== What you will do ==
Among the entries that follow, locate the line with "Generate a Python" and the line with "from matplotlib.colors import to_rgb". Output those lines and all lines in between, exactly, minus the pictures.
══ Listing ══
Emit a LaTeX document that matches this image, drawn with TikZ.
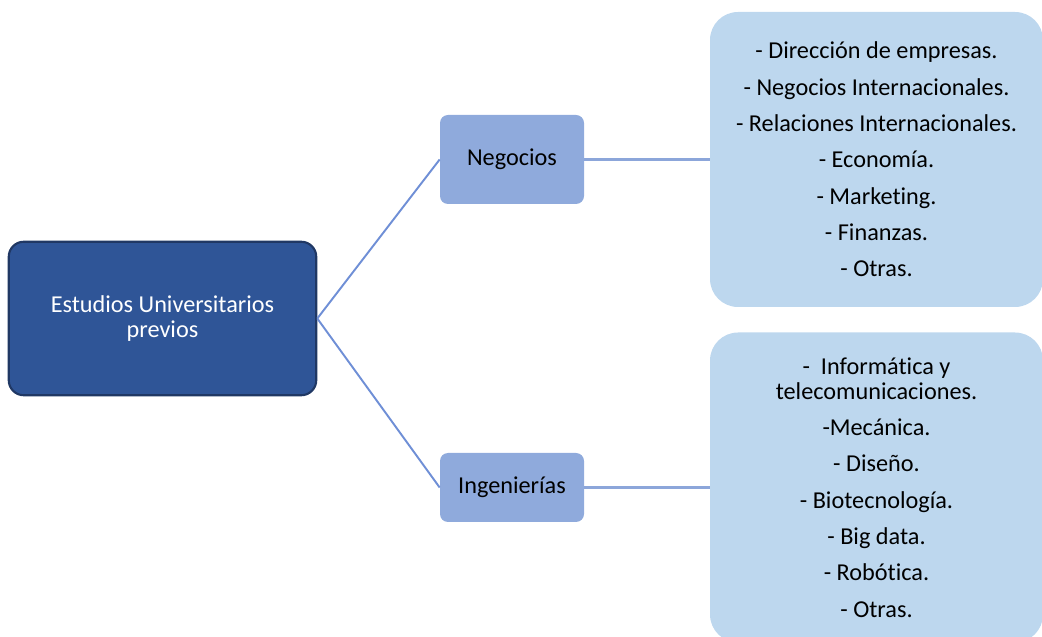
\documentclass[tikz,border=0pt]{standalone}
\usepackage{fontspec}
\setmainfont{Carlito}[Ligatures=NoCommon]
\usepackage{tikz}
\usetikzlibrary{positioning}
\usepackage{xcolor}

\definecolor{rootblue}{HTML}{2F5597}
\definecolor{rootedge}{HTML}{203864}
\definecolor{midblue}{HTML}{8FAADC}
\definecolor{paleblue}{HTML}{BDD7EE}
\definecolor{linkblue}{HTML}{6F8FD6}
\definecolor{linkpale}{HTML}{8CA6DA}

\begin{document}
\begin{tikzpicture}[
        on grid,
        font=\fontsize{13.8}{14.2}\selectfont,
        root/.style={rectangle, rounded corners=0.3cm, draw=rootedge, line width=1.2pt,
            fill=rootblue, text=white, align=center,
            minimum width=6.15cm, minimum height=3.07cm},
        branch/.style={rectangle, rounded corners=0.16cm, fill=midblue, align=center,
            minimum width=2.88cm},
        list/.style={rectangle, rounded corners=0.56cm, fill=paleblue, align=center,
            minimum width=6.66cm},
        link/.style={draw=linkblue, line width=1.1pt},
        hlink/.style={draw=linkpale, line width=1.4pt}
    ]

        \useasboundingbox (0,0) rectangle (20.84,-12.74);
        \clip (0,0) rectangle (20.84,-12.74);

        % Root
        \node[root] (R) at (3.25,-6.37) {Estudios Universitarios\\previos};

        % Branches
        \node[branch, minimum height=1.78cm, right=6.99cm of R, yshift=3.18cm] (N) {Negocios};
        \node[branch, minimum height=1.38cm, right=6.99cm of R, yshift=-3.38cm] (I) {Ingenierías};

        % Lists
        \node[list, minimum height=5.9cm, right=7.29cm of N] (LN) {%
            - Dirección de empresas.\\[6.5pt]
            - Negocios Internacionales.\\[6.5pt]
            - Relaciones Internacionales.\\[6.5pt]
            - Economía.\\[6.5pt]
            - Marketing.\\[6.5pt]
            - Finanzas.\\[6.5pt]
            - Otras.};
        \node[list, minimum height=6.2cm, right=7.29cm of I] (LI) {%
            -\ \ Informática y\\
            telecomunicaciones.\\[6.5pt]
            -Mecánica.\\[6.5pt]
            - Diseño.\\[6.5pt]
            - Biotecnología.\\[6.5pt]
            - Big data.\\[6.5pt]
            - Robótica.\\[6.5pt]
            - Otras.};

        % Connectors
        \path[link]
            (R.east) edge (N.west)
            (R.east) edge (I.west);
        \draw[hlink] (N.east) -- (LN.west);
        \draw[hlink] (I.east) -- (LI.west);

    \end{tikzpicture}
\end{document}
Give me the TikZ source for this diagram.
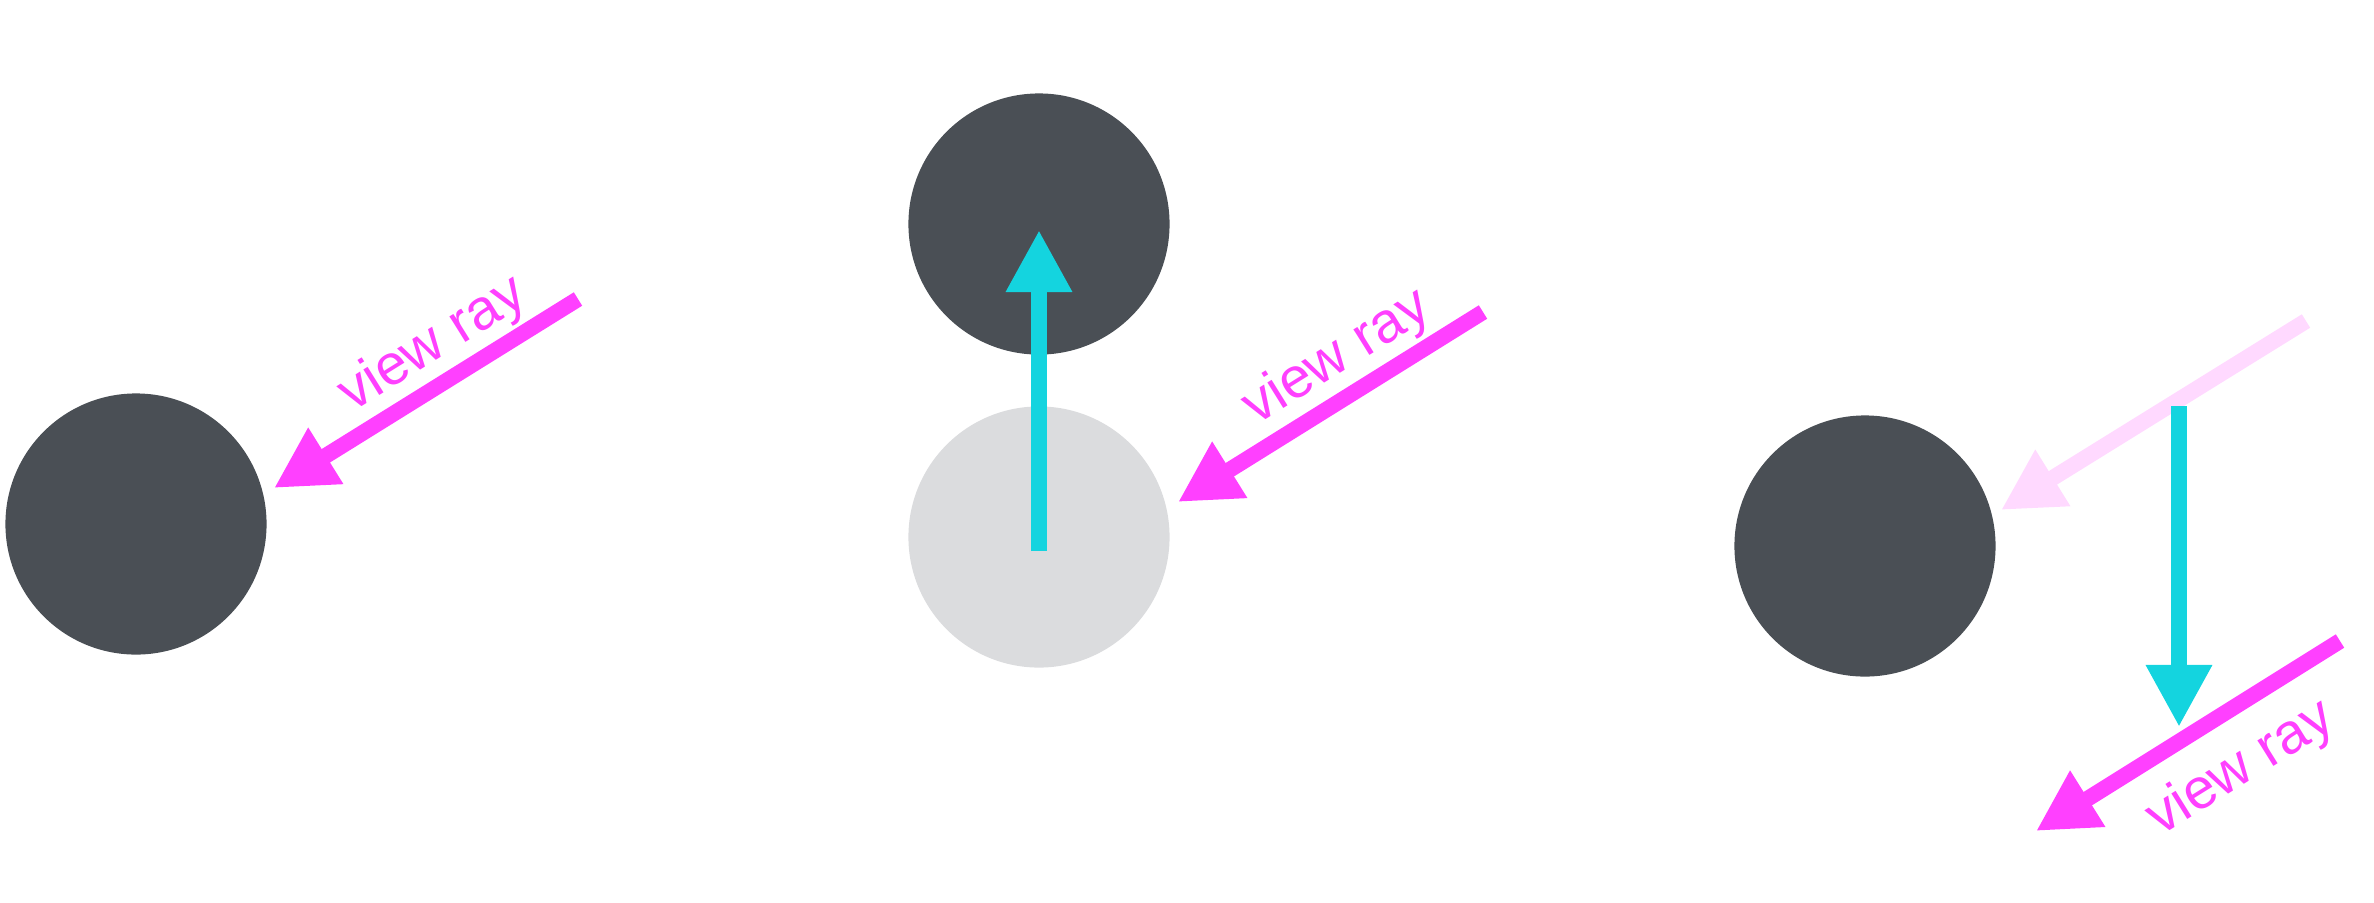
\documentclass[tikz,border=0pt]{standalone}
\usepackage{fontspec}
\setmainfont{Liberation Sans}
\usetikzlibrary{arrows.meta}
\definecolor{darkball}{HTML}{4A4F55}
\definecolor{lightball}{HTML}{DBDCDE}
\definecolor{raypink}{HTML}{FF40FF}
\definecolor{normalcyan}{HTML}{14D4DF}

\begin{document}
\begin{tikzpicture}[x=0.01cm,y=0.01cm,
  ball/.style={circle,fill=darkball,draw=none,minimum size=2.61cm,inner sep=0pt},
  ghost/.style={ball,fill=lightball},
  ray/.style={draw=raypink,line width=4.5pt,-{Triangle[length=0.61cm,width=0.62cm]}},
  oldray/.style={ray,draw=raypink!20!white},
  normal/.style={draw=normalcyan,line width=4.5pt,-{Triangle[length=0.62cm,width=0.62cm]}},
  raylabel/.style={text=raypink,font=\fontsize{16.2}{19}\selectfont,rotate=31.9,inner sep=0pt}]
\useasboundingbox (0,0) rectangle (2374,-902);

\node[ball] (ballA) at (136,-524) {};
\coordinate (rayAfrom) at (578,-299);
\coordinate (rayAto) at (274,-488);
\draw[ray] (rayAfrom) -- (rayAto);
\node[raylabel] (labelA) at (433,-345) {view ray};

\node[ball] (ballB) at (1039,-224) {};
\node[ghost] (ballBold) at (1039,-537) {};
\coordinate (normBfrom) at (1039,-551);
\coordinate (normBto) at (1039,-230);
\draw[normal] (normBfrom) -- (normBto);
\coordinate (rayBfrom) at (1483,-312);
\coordinate (rayBto) at (1178,-502);
\draw[ray] (rayBfrom) -- (rayBto);
\node[raylabel] (labelB) at (1337,-358) {view ray};

\node[ball] (ballC) at (1865,-546) {};
\coordinate (oldrayfrom) at (2306,-321);
\coordinate (oldrayto) at (2001,-510);
\draw[oldray] (oldrayfrom) -- (oldrayto);
\coordinate (normCfrom) at (2179,-406);
\coordinate (normCto) at (2179,-727);
\draw[normal] (normCfrom) -- (normCto);
\coordinate (rayCfrom) at (2340,-641);
\coordinate (rayCto) at (2036,-831);
\draw[ray] (rayCfrom) -- (rayCto);
\node[raylabel] (labelC) at (2241,-769) {view ray};
\end{tikzpicture}
\end{document}
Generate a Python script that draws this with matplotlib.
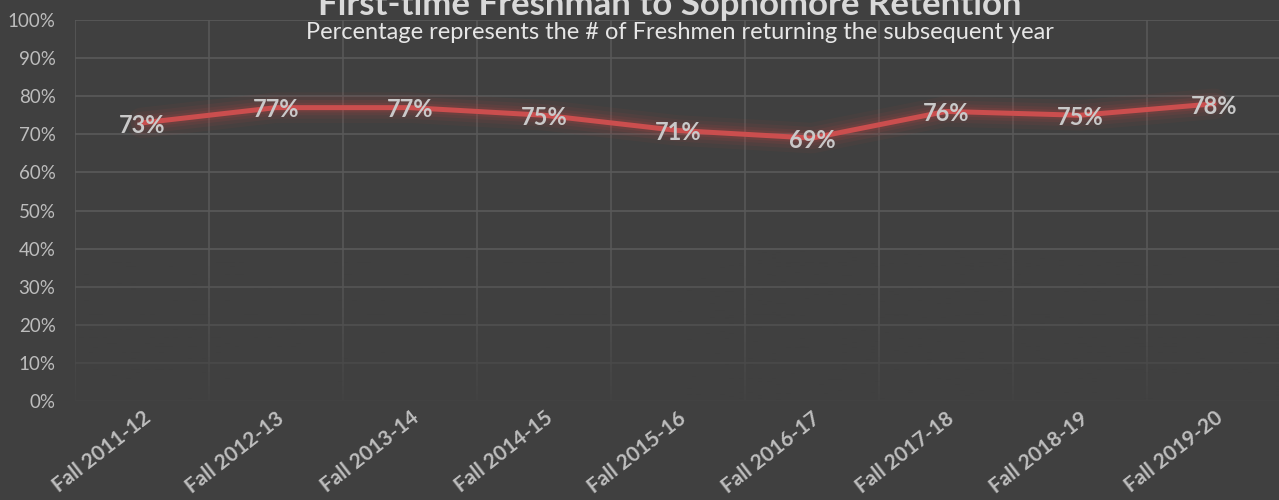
import numpy as np
import matplotlib.pyplot as plt
from matplotlib.colors import to_rgb

# retention by cohort
years = ["Fall 2011-12", "Fall 2012-13", "Fall 2013-14", "Fall 2014-15", "Fall 2015-16",
         "Fall 2016-17", "Fall 2017-18", "Fall 2018-19", "Fall 2019-20"]
retention = [73, 77, 77, 75, 71, 69, 76, 75, 78]
yticks = [0, 10, 20, 30, 40, 50, 60, 70, 80, 90, 100]

plt.rcParams['font.family'] = ['Lato', 'DejaVu Sans']

bg = "#404040"
fig = plt.figure(figsize=(12.79, 5), dpi=100, facecolor=bg)
ax = fig.add_axes([75 / 1279, 1 - 401 / 500, 1206 / 1279, 381 / 500], facecolor=bg)

x = np.arange(len(years))

# soft glow under the line
for lw, a in [(22, 0.05), (16, 0.07), (11, 0.09), (7, 0.12)]:
    ax.plot(x, retention, color="#d9403f", lw=lw, alpha=a, solid_capstyle="round", zorder=2)
ax.plot(x, retention, color="#cb4e4e", lw=3.6, solid_capstyle="round", zorder=3)

for xi, v in zip(x, retention):
    ax.text(xi, v - 0.6, f"{v}%", ha="center", va="center", fontsize=17, fontweight="bold",
            color="#c9c9c9", zorder=4)

ax.set_xlim(-0.5, len(years) - 0.5)
ax.set_ylim(0, 100)
ax.set_yticks(yticks)
ax.set_yticklabels([f"{t}%" for t in yticks], fontsize=13.5, color="#bdbdbd")
ax.set_xticks(x)
ax.set_xticklabels(years, rotation=38, ha="right", rotation_mode="anchor",
                   fontsize=15, fontweight="bold", color="#bdbdbd")
ax.set_xticks(np.arange(-0.5, len(years)), minor=True)
ax.tick_params(axis="both", which="both", length=0)
ax.tick_params(axis="x", pad=5)
ax.tick_params(axis="y", pad=14)
ax.grid(axis="y", which="major", color="#5a5a5a", lw=1.2)
ax.grid(axis="x", which="minor", color="#575757", lw=1.2)
ax.set_axisbelow(True)
for s in ax.spines.values():
    s.set_visible(False)

# gridlines fade out toward the bottom
fade = np.zeros((100, 1, 4))
fade[..., :3] = to_rgb(bg)
fade[:, 0, 3] = np.linspace(0.92, 0.0, 100) ** 1.3
ax.imshow(fade, extent=(-0.5, len(years) - 0.5, 0, 40), origin="lower", aspect="auto", zorder=1.5)
ax.set_xlim(-0.5, len(years) - 0.5)
ax.set_ylim(0, 100)

fig.text(0.524, 0.99, "First-time Freshman to Sophomore Retention", ha="center", va="center",
         fontsize=25, fontweight="bold", color="#d9d9d9")
fig.text(0.532, 0.935, "Percentage represents the # of Freshmen returning the subsequent year",
         ha="center", va="center", fontsize=17, color="#e6e6e6")

fig.savefig("out.png", dpi=100, facecolor=bg)
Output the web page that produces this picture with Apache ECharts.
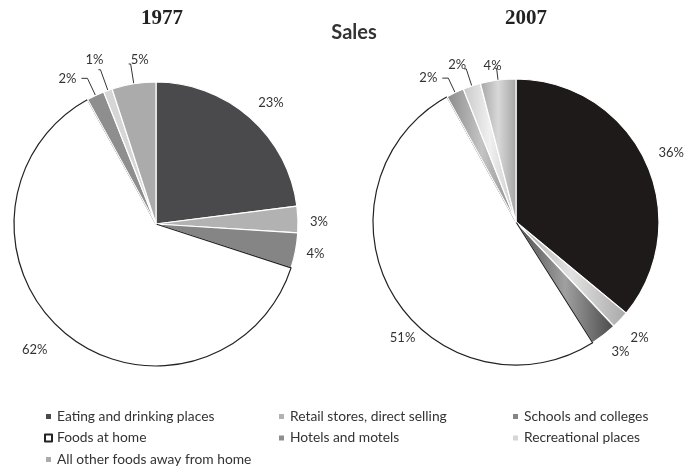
<!DOCTYPE html>
<html><head><meta charset="utf-8">
<script src="https://cdn.jsdelivr.net/npm/echarts@6/dist/echarts.min.js"></script>
<style>html,body{margin:0;padding:0;background:#fff}#c{width:692px;height:475px}</style>
</head><body><div id="c"></div>
<script>
const categories = ['Eating and drinking places','Retail stores, direct selling','Schools and colleges','Foods at home','Hotels and motels','Recreational places','All other foods away from home'];
const values1977 = [23, 3, 4, 62, 2, 1, 5];
const values2007 = [36, 2, 3, 51, 2, 2, 4];
const colors1977 = ['#4a4a4c','#b2b2b2','#858585','#ffffff','#8e8e8e','#d6d6d6','#ababab'];
// 2007 slices have a shiny look: [dark, light] gradient stops
const colors2007 = [['#1e1a1a','#1e1a1a'],['#a8a8a8','#e2e2e2'],['#4a4a4a','#a0a0a0'],['#ffffff','#ffffff'],['#8a8a8a','#c4c4c4'],['#c8c8c8','#f0f0f0'],['#a4a4a4','#d8d8d8']];
const titles = ['1977','2007'];
const mainTitle = 'Sales';

const labelFont = {fontFamily:'Lato', fontSize:13, color:'#333'};
const lineCfg1977 = [
  {show:false,len:8,len2:8},{show:false,len:6,len2:6},{show:false,len:6,len2:6},
  {show:false,len:8,len2:8},{show:true,len:19,len2:6},{show:true,len:22,len2:2},{show:true,len:20,len2:2}
];
const lineCfg2007 = [
  {show:false,len:10,len2:10},{show:false,len:6,len2:4},{show:false,len:8,len2:4},
  {show:false,len:10,len2:8},{show:true,len:16,len2:6},{show:true,len:18,len2:2},{show:true,len:12,len2:2}
];
// label nudges (relative to library-placed positions)
const nudge1977 = [[-10,-9],[-5,2],[-6,2],[0,10],[0,0],[10,-10],[25,-4]];
const nudge2007 = [[-11,-4],[-3,14],[-6,10],[44,38],[0,0],[7,-4],[12,-2]];

function fill(c){
  if (typeof c === 'string') return c;
  if (c[0] === c[1]) return c[0];
  return new echarts.graphic.LinearGradient(0,0,1,0,[{offset:0,color:c[0]},{offset:0.5,color:c[1]},{offset:1,color:c[0]}]);
}
function buildData(vals, cols, cfg){
  return categories.map((n,i)=>({
    name:n, value:vals[i],
    itemStyle:{color:fill(cols[i]), borderColor: i===3 ? '#222' : '#fff', borderWidth: 1.2},
    labelLine:{show:cfg[i].show, length:cfg[i].len, length2:cfg[i].len2, lineStyle:{color:'#333', width:1}}
  }));
}
function layoutFn(nudges){
  return function(p){ const d = nudges[p.dataIndex]; return {dx:d[0], dy:d[1]}; };
}

const chart = echarts.init(document.getElementById('c'), null, {renderer:'canvas'});
const legendText = {fontFamily:'Lato', fontSize:13.8, color:'#333'};
function legend(left, data){
  return {orient:'vertical', left:left, top:404.5, itemWidth:7, itemHeight:7, itemGap:7.5, icon:'rect',
    textStyle:legendText, data:data, selectedMode:false};
}
chart.setOption({
  animation:false,
  title:[
    {text:titles[0], left:157, top:3, textAlign:'center', textStyle:{fontFamily:'Liberation Serif', fontSize:21, fontWeight:'bold', color:'#222'}},
    {text:titles[1], left:521, top:3, textAlign:'center', textStyle:{fontFamily:'Liberation Serif', fontSize:21, fontWeight:'bold', color:'#222'}},
    {text:mainTitle, left:349, top:18, textAlign:'center', textStyle:{fontFamily:'Lato', fontSize:20, fontWeight:'bold', color:'#333'}}
  ],
  legend:[
    legend(39, [categories[0], categories[3], categories[6]]),
    legend(272, [categories[1], categories[4]]),
    legend(506, [categories[2], categories[5]])
  ],
  series:[
    {type:'pie', center:[156,224], radius:142, startAngle:90, clockwise:true,
     avoidLabelOverlap:false,
     label:{show:true, position:'outside', formatter:'{c}%', ...labelFont},
     labelLayout:layoutFn(nudge1977),
     data:buildData(values1977, colors1977, lineCfg1977)},
    {type:'pie', center:[516,222], radius:143, startAngle:90, clockwise:true,
     avoidLabelOverlap:false,
     label:{show:true, position:'outside', formatter:'{c}%', ...labelFont},
     labelLayout:layoutFn(nudge2007),
     data:buildData(values2007, colors2007, lineCfg2007)}
  ]
});
</script></body></html>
═══
== Exercise result ==
Generate a Python script that draws this with matplotlib.
import numpy as np
import matplotlib.pyplot as plt
from matplotlib.colors import to_rgb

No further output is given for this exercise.